Clear water isn’t luck—it’s a system that fits your life. In July, the pool gets hammered: sunscreen, sweat, lawn clippings, and nonstop splashing. The families who enjoy their pools the most aren’t the ones testing water like it’s a chemistry exam every night. They’re the ones with equipment sized correctly, circulation that reaches every corner, and a maintenance rhythm that takes minutes, not hours.

Start with the fundamentals: filtration and circulation. A properly sized filter and pump (often a variable-speed pump, if you want efficiency and quiet) makes the whole pool easier to manage. Good returns help prevent dead spots where debris collects and algae likes to start. And if you’ve got features like a spa spillover, waterfall, or bubbler, they’re not just for looks—they can improve mixing and keep water fresh when used thoughtfully.

Then there’s the week-long “stay-clear” approach I recommend to homeowners: keep your skimmer baskets emptied, brush trouble areas (steps, corners, and the waterline), and don’t let chemistry drift. A simple test 2–3 times a week is usually enough if you’re consistent. If you’re using a salt system or an automatic chlorinator, even better—it smooths out the ups and downs so you’re not dealing with surprise cloudy water right when friends arrive. The goal is this: you should be able to say yes to a spontaneous evening swim without doing a mini-boot-camp first.

Simple Nightly Routines for Lasting Summer Memories

Some of the best pool ownership advice I can give isn’t about equipment—it’s about habits that protect your time. A five-minute reset at night saves you an hour on Saturday. After the last swim, do a quick skim, check the water level, and make sure towels and toys aren’t headed for that musty “we’ll deal with it tomorrow” pile. You’ll wake up to a backyard that feels ready—like the pool is inviting you, not demanding something from you.

This is also where the magic lives. Picture it: the kids are drying off on warm concrete, someone’s passing out watermelon, and the patio lights are just bright enough to make the water sparkle. You rinse the sunscreen off in the outdoor shower, toss a cover on if you use one, and the whole space settles down. Not rushed, not chaotic—just that steady, satisfying feeling of getting the most out of summer without burning yourself out.
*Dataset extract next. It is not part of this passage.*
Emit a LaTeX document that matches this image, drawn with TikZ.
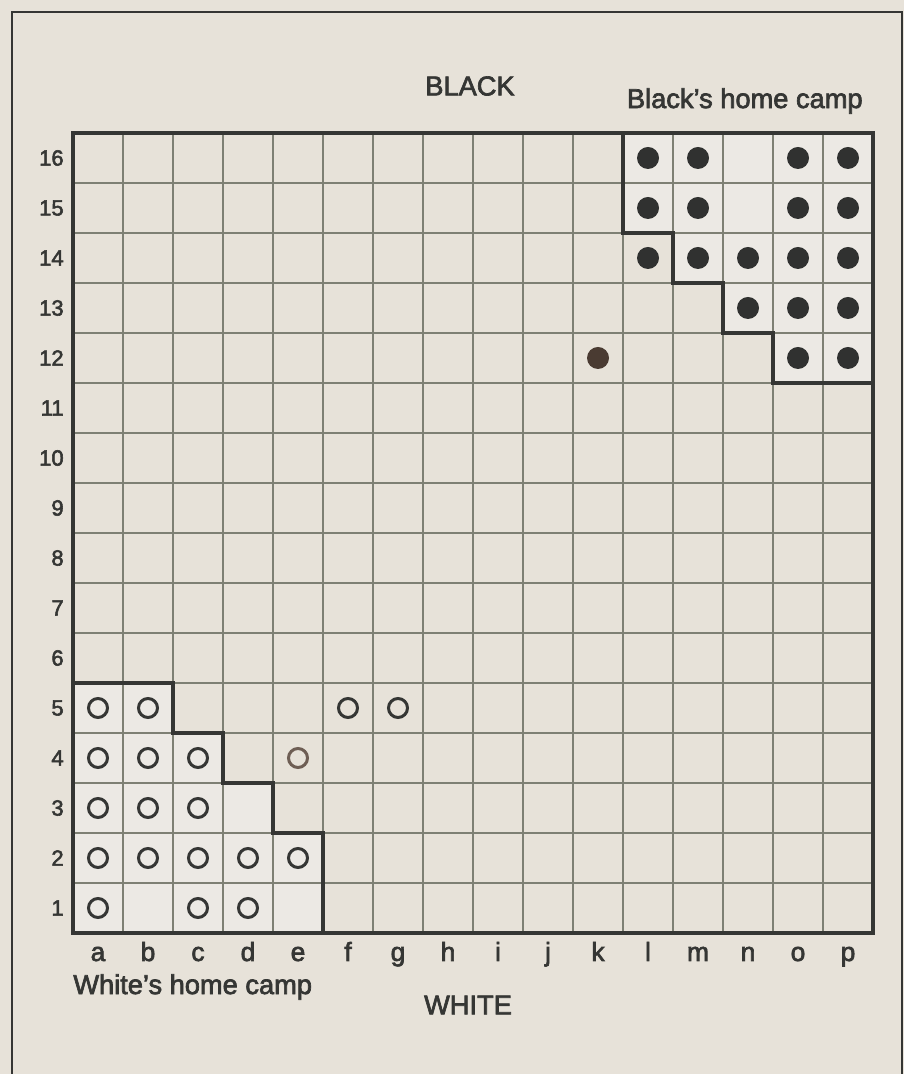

If you want those memories to stack up, build a rhythm that’s easy to repeat. Pick one “quiet pool night” each week—no guests, no big plans—just your household, a simple dinner, and a swim at dusk. Keep a basket stocked with goggles, a spare brush, and testing strips so you’re not hunting for supplies. And if you’re planning a pool or upgrading one, ask your builder to design for real life: storage where you need it, lighting that flatters the yard, and equipment that runs quietly in the background. That’s how a pool becomes more than a project—it becomes the setting for your best evenings.

Quiet July evenings don’t have to be rare. With the right layout, the right circulation, and a few steady routines, your pool can stay clear, inviting, and effortless enough to use on a random Tuesday—when you need it most. I’ve watched families go from “We’ll never keep up with it” to “Why didn’t we do this sooner?” simply because the pool was built and managed to match how they actually live.

Your dream pool isn’t some far-off luxury. It’s a place waiting to hold the glow of sunset on the water, the sound of kids splashing without a schedule, and the kind of calm that makes summer feel long in the best way. If you can picture it, you’re already halfway there.